Lisa's Home Page:Information about Hon. Franklin Severens
Hon. Franklin Severens (b. October 01, 1811, d. March 03, 1897)
Notes for Hon. Franklin Severens:
An excerpt from "Fennville Area" by Kit Lane
He was a lawyer and first came to the area on business for the railroad when it was being built through Pearl in the 1870's. He bought up many acres of the surrounding countryside, selling just a small portion of it to A.M. Todd to form his vast Campania farm. A native of Vermont, Severens moved to Michigan in 1860 moving to Kalamazoo.
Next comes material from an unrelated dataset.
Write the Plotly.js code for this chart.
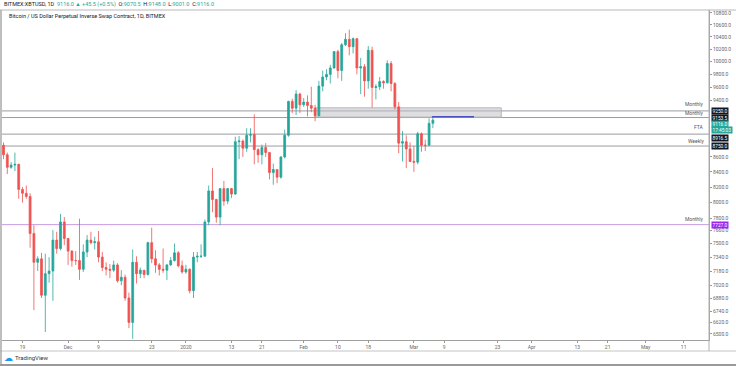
<!DOCTYPE html>
<html><head><meta charset="utf-8">
<script src="https://cdn.plot.ly/plotly-3.0.1.min.js"></script>
<style>html,body{margin:0;padding:0;background:#fff}#chart{width:736px;height:366px}</style>
</head><body><div id="chart"></div>
<script>
const dates = [
'2019-11-14','2019-11-15','2019-11-16','2019-11-17','2019-11-18','2019-11-19','2019-11-20','2019-11-21','2019-11-22','2019-11-23',
'2019-11-24','2019-11-25','2019-11-26','2019-11-27','2019-11-28','2019-11-29','2019-11-30','2019-12-01','2019-12-02','2019-12-03',
'2019-12-04','2019-12-05','2019-12-06','2019-12-07','2019-12-08','2019-12-09','2019-12-10','2019-12-11','2019-12-12','2019-12-13',
'2019-12-14','2019-12-15','2019-12-16','2019-12-17','2019-12-18','2019-12-19','2019-12-20','2019-12-21','2019-12-22','2019-12-23',
'2019-12-24','2019-12-25','2019-12-26','2019-12-27','2019-12-28','2019-12-29','2019-12-30','2019-12-31','2020-01-01','2020-01-02',
'2020-01-03','2020-01-04','2020-01-05','2020-01-06','2020-01-07','2020-01-08','2020-01-09','2020-01-10','2020-01-11','2020-01-12',
'2020-01-13','2020-01-14','2020-01-15','2020-01-16','2020-01-17','2020-01-18','2020-01-19','2020-01-20','2020-01-21','2020-01-22',
'2020-01-23','2020-01-24','2020-01-25','2020-01-26','2020-01-27','2020-01-28','2020-01-29','2020-01-30','2020-01-31','2020-02-01',
'2020-02-02','2020-02-03','2020-02-04','2020-02-05','2020-02-06','2020-02-07','2020-02-08','2020-02-09','2020-02-10','2020-02-11',
'2020-02-12','2020-02-13','2020-02-14','2020-02-15','2020-02-16','2020-02-17','2020-02-18','2020-02-19','2020-02-20','2020-02-21',
'2020-02-22','2020-02-23','2020-02-24','2020-02-25','2020-02-26','2020-02-27','2020-02-28','2020-02-29','2020-03-01','2020-03-02',
'2020-03-03','2020-03-04','2020-03-05','2020-03-06'];
const opens = [
8760,8630,8460,8490,8500,8170,8120,8080,7620,7280,
7320,6910,7150,7180,7540,7440,7760,7560,7410,7300,
7300,7200,7400,7540,7510,7520,7340,7220,7200,7190,
7250,7070,7110,6880,6620,7280,7150,7190,7140,7510,
7320,7250,7200,7190,7250,7300,7390,7240,7170,7200,
6960,7340,7350,7350,7760,8150,8040,7820,8180,8020,
8180,8110,8810,8820,8720,8900,8910,8700,8630,8730,
8660,8390,8430,8330,8600,8900,9390,9290,9500,9340,
9380,9330,9290,9180,9620,9760,9800,9900,10160,9860,
10270,10360,10240,10370,9900,9920,9700,10180,9600,9610,
9690,9670,9970,9660,9310,8790,8810,8710,8540,8530,
8920,8760,8760,9070.5];
const highs = [
8800,8660,8530,8660,8510,8200,8220,8120,7720,7350,
7390,7380,7340,7660,7640,7860,7820,7560,7420,7410,
7800,7490,7600,7640,7580,7650,7400,7280,7260,7300,
7270,7190,7140,6940,7430,7350,7220,7190,7520,7690,
7420,7270,7440,7260,7340,7500,7410,7300,7250,7210,
7400,7400,7490,7790,8220,8450,8050,8180,8280,8190,
8190,8880,8890,8840,9000,9000,9200,8720,8770,8790,
8660,8510,8430,8610,8980,9400,9430,9560,9520,9440,
9480,9610,9340,9700,9860,9880,9950,10160,10190,10300,
10460,10520,10390,10380,10060,9960,10250,10240,9650,9760,
9710,10020,10010,9680,9380,8960,8900,8800,8750,8950,
8940,8840,9140,9148];
const lows = [
8570,8370,8440,8410,8050,8000,8050,7450,6750,7180,
6880,6520,7050,6850,7380,7420,7480,7250,7230,7250,
7080,7170,7340,7490,7430,7280,7180,7130,7100,7170,
7050,7020,6850,6560,6450,7040,7100,7100,7130,7270,
7160,7130,7160,7080,7240,7290,7220,7150,7150,6930,
6880,7280,7330,7350,7720,7880,7750,7720,7960,7980,
8060,8100,8570,8600,8670,8800,8500,8520,8500,8600,
8300,8230,8250,8310,8580,8880,9220,9190,9220,9310,
9170,9230,9100,9170,9540,9710,9660,9890,9740,9700,
10250,10100,10130,9800,9500,9460,9580,9300,9420,9560,
9580,9660,9540,9270,8650,8540,8450,8530,8400,8500,
8670,8680,8760,9001];
const closes = [
8630,8460,8490,8500,8170,8120,8080,7620,7280,7320,
6910,7150,7180,7540,7440,7760,7560,7410,7300,7300,
7200,7400,7540,7510,7520,7340,7220,7200,7190,7250,
7070,7110,6880,6620,7280,7150,7190,7140,7510,7320,
7250,7200,7190,7250,7300,7390,7240,7170,7200,6960,
7340,7350,7350,7760,8150,8040,7820,8180,8020,8180,
8110,8810,8820,8720,8900,8910,8700,8630,8730,8660,
8390,8430,8330,8600,8900,9390,9290,9500,9340,9380,
9330,9290,9180,9620,9760,9800,9900,10160,9860,10270,
10360,10240,10370,9900,9920,9700,10180,9600,9610,9690,
9670,9970,9660,9310,8790,8810,8710,8540,8530,8920,
8760,8760,9070.5,9116];

// horizontal levels
const levelValues = [9250, 9153.5, 8916.5, 8750];
const levelNames = ['Monthly', 'Monthly', 'FTA', 'Weekly'];
const levelLabels = ['9250.0', '9153.5', '8916.5', '8750.0'];
const purpleLevel = 7727;
const purpleName = 'Monthly';
const purpleLabel = '7727.0';
const zoneRange = [9160, 9295];
const zoneDates = ['2020-02-04', '2020-03-24'];
const rayLevel = 9165;
const rayDates = ['2020-03-05 18:00', '2020-03-16 20:00'];
const lastPrice = 9116;
const lastLabel = '9116.0';
const countdown = '17:45:03';

const yTickVals = [10800,10600,10400,10200,10000,9800,9600,9400,8600,8400,8200,8000,7800,7660,7500,7340,7180,7020,6880,6740,6620,6500];
const xTickVals = ['2019-11-19','2019-12-01','2019-12-09','2019-12-23','2020-01-01','2020-01-13','2020-01-21','2020-02-01','2020-02-10','2020-02-18','2020-03-01','2020-03-09','2020-03-23','2020-04-01','2020-04-13','2020-04-21','2020-05-01','2020-05-11'];
const xTickText = ['19','Dec','9','23','2020','13','21','Feb','10','18','Mar','9','23','Apr','13','21','May','11'];

const UP = '#26a69a', DOWN = '#ef5350';
const FONT = 'Roboto, "Open Sans", sans-serif';

// plot area geometry (pixels) for paper-ref frame decorations
const PL = 2, PR = 709, PT = 10, PB = 340, W = 736, H = 366;
const px = v => (v - PL) / (PR - PL);
const py = v => (PB - v) / (PB - PT);

const shapes = [];
levelValues.forEach(v => shapes.push({type:'line', xref:'paper', x0:0, x1:1, yref:'y', y0:v, y1:v,
  line:{color:'#9a9ca3', width:1}, layer:'below'}));
shapes.push({type:'line', xref:'paper', x0:0, x1:1, yref:'y', y0:purpleLevel, y1:purpleLevel,
  line:{color:'#c99be0', width:1}, layer:'below'});
shapes.push({type:'rect', xref:'x', x0:zoneDates[0], x1:zoneDates[1], yref:'y', y0:zoneRange[0], y1:zoneRange[1],
  fillcolor:'rgba(190,190,195,0.5)', line:{color:'#b5b5b8', width:1}, layer:'below'});
shapes.push({type:'line', xref:'x', x0:rayDates[0], x1:rayDates[1], yref:'y', y0:rayLevel, y1:rayLevel,
  line:{color:'#4a4fc4', width:1.3}});
// frame
shapes.push({type:'line', xref:'paper', yref:'paper', x0:px(0), x1:px(W), y0:py(PT), y1:py(PT), line:{color:'#b8b8b8', width:1}});
shapes.push({type:'line', xref:'paper', yref:'paper', x0:px(0), x1:px(W), y0:py(351), y1:py(351), line:{color:'#c4c4c4', width:1}});
shapes.push({type:'line', xref:'paper', yref:'paper', x0:1, x1:1, y0:py(351), y1:py(PT), line:{color:'#b0b0b0', width:1}});
shapes.push({type:'line', xref:'paper', yref:'paper', x0:px(1), x1:px(1), y0:py(H), y1:py(PT), line:{color:'#a8a8a8', width:1.5}});
shapes.push({type:'line', xref:'paper', yref:'paper', x0:px(0), x1:px(W), y0:py(365), y1:py(365), line:{color:'#9a9a9a', width:2}});

const annotations = [];
annotations.push({xref:'paper', yref:'paper', x:px(2), y:py(4.5), xanchor:'left', yanchor:'middle', showarrow:false,
  font:{family:FONT, size:5.5, color:'#131722'},
  text:'BITMEX:XBTUSD, 1D  <span style="color:'+UP+'">'+lastLabel+' ▲ +45.5 (+0.5%)</span>  O:<span style="color:'+UP+'">9070.5</span>  H:<span style="color:'+UP+'">9148.0</span>  L:<span style="color:'+UP+'">9001.0</span>  C:<span style="color:'+UP+'">'+lastLabel+'</span>'});
annotations.push({xref:'paper', yref:'paper', x:px(7), y:py(16), xanchor:'left', yanchor:'middle', showarrow:false,
  font:{family:FONT, size:5.5, color:'#131722'}, text:'Bitcoin / US Dollar Perpetual Inverse Swap Contract, 1D, BITMEX'});
const nameShift = [2, 0, 2, 0];
levelValues.forEach((v, i) => annotations.push({xref:'paper', yref:'y', x:px(706), y:Math.log10(v), xanchor:'right', yanchor:'bottom',
  yshift:nameShift[i], showarrow:false, font:{family:FONT, size:5, color:'#555'}, text:levelNames[i]}));
annotations.push({xref:'paper', yref:'y', x:px(706), y:Math.log10(purpleLevel), xanchor:'right', yanchor:'bottom',
  yshift:1, showarrow:false, font:{family:FONT, size:5, color:'#555'}, text:purpleName});
// axis price boxes
const boxShift = [0, 0, -4, 0];
levelValues.forEach((v, i) => annotations.push({xref:'paper', yref:'y', x:px(711), y:Math.log10(v), xanchor:'left', yanchor:'middle',
  yshift:boxShift[i], showarrow:false, bgcolor:'#131722', borderpad:0.5, font:{family:FONT, size:4.8, color:'#fff'}, text:levelLabels[i]}));
annotations.push({xref:'paper', yref:'y', x:px(711), y:Math.log10(lastPrice), xanchor:'left', yanchor:'middle',
  yshift:-3.5, showarrow:false, bgcolor:UP, borderpad:0.5, font:{family:FONT, size:4.8, color:'#fff'}, text:lastLabel});
annotations.push({xref:'paper', yref:'y', x:px(711), y:Math.log10(lastPrice), xanchor:'left', yanchor:'middle',
  yshift:-10, showarrow:false, bgcolor:UP, borderpad:0.5, font:{family:FONT, size:4.8, color:'#fff'}, text:countdown});
annotations.push({xref:'paper', yref:'y', x:px(711), y:Math.log10(purpleLevel), xanchor:'left', yanchor:'middle',
  showarrow:false, bgcolor:'#9b27f0', borderpad:0.5, font:{family:FONT, size:4.8, color:'#fff'}, text:purpleLabel});
// TradingView branding
annotations.push({xref:'paper', yref:'paper', x:px(2), y:py(358), xanchor:'left', yanchor:'middle', showarrow:false,
  font:{family:'DejaVu Sans', size:9, color:'#2196f3'}, text:'☁'});
annotations.push({xref:'paper', yref:'paper', x:px(13), y:py(358), xanchor:'left', yanchor:'middle', showarrow:false,
  font:{family:FONT, size:6, color:'#333'}, text:'TradingView'});

const trace = {
  type:'candlestick', x:dates, open:opens, high:highs, low:lows, close:closes,
  increasing:{line:{color:UP, width:0.8}, fillcolor:UP},
  decreasing:{line:{color:DOWN, width:0.8}, fillcolor:DOWN},
  whiskerwidth:0, hoverinfo:'none'
};

const layout = {
  width:W, height:H,
  margin:{l:PL, r:W-PR, t:PT, b:H-PB, pad:0},
  paper_bgcolor:'#fff', plot_bgcolor:'#fff', showlegend:false,
  font:{family:FONT, size:5, color:'#666'},
  xaxis:{type:'date', range:['2019-11-13 14:30','2020-05-17 16:00'], tickvals:xTickVals, ticktext:xTickText,
    ticks:'outside', ticklen:2, tickcolor:'#999', showgrid:false, zeroline:false, showline:true, linecolor:'#a0a0a0', linewidth:1,
    rangeslider:{visible:false}, tickfont:{family:FONT, size:5, color:'#666'}, fixedrange:true},
  yaxis:{type:'log', side:'right', range:[Math.log10(6438), Math.log10(10851)], tickvals:yTickVals,
    ticktext:yTickVals.map(v => v.toFixed(1)), ticks:'outside', ticklen:2, tickcolor:'#999', showgrid:false, zeroline:false,
    showline:true, linecolor:'#a0a0a0', linewidth:1, tickfont:{family:FONT, size:5, color:'#666'}, fixedrange:true},
  shapes:shapes, annotations:annotations
};

Plotly.newPlot('chart', [trace], layout, {staticPlot:true, displayModeBar:false});
</script>
</body></html>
After an unsuccessful bid for a congressional seat in 1867 (he was a Democrat) he received appointment by President Grover Cleveland to the U.S. Court for the Western District of Michigan in May of 1886. He was of English ancestral stock and it was said that an ancestor was the legal barister in charge of defending the ill-fated monarch Charles I of England. At his agricultural peak Severens had six farms in Clyde Township: Teeter Town (sometimes called the Highland Farm) between Pearl and Bravo; Section 8, on section 8 south of Fennville; Lakeview and Sunnyside, in the Crooked Lake-Little Tom Lake area; the South Swamp, south of 116th Avenue; and the Island Farm on 118th Avenue. Mint farming was introduced into Allegan County by Judge Henry F. Severens who, by 1896, was reported to have "the largest peppermint field in the world," nearly a mile long on the Severens Marsh, reclaimed swamp land south of Fennville in the Pearl-Bravo area. He had two stills located on his 1000 acre plus farm, and shipped more than 200 barrels of raw oil as early as 1892. Realizing the potential in the swampy land, Severens bought up large tracts on speculation. In August of 1895 A.M. Todd became one of his best customers, purchasing more than a thousand acres of land (840 acres in Ganges Township, and 320 acres in Clyde Township) near the Black river and began the laborious process of ditching and draining it in preparation for setting his first mint crop. After the Judge's death the land was under the direction of his son-in-lay, James Bird Balch, and leased, on strict terms, to a series of tenant farmers. In 1951 nearly all of the lands that had been owned by Severens except the South Swamp farm, became part of the State Forest and Game Area.
More About Hon. Franklin Severens and Elizabeth Pulsipher:
Marriage: 1834
Children of Hon. Franklin Severens and Elizabeth Pulsipher are:
- +Jessie Severens, b. April 25, 1856, Vermont, d. September 25, 1890.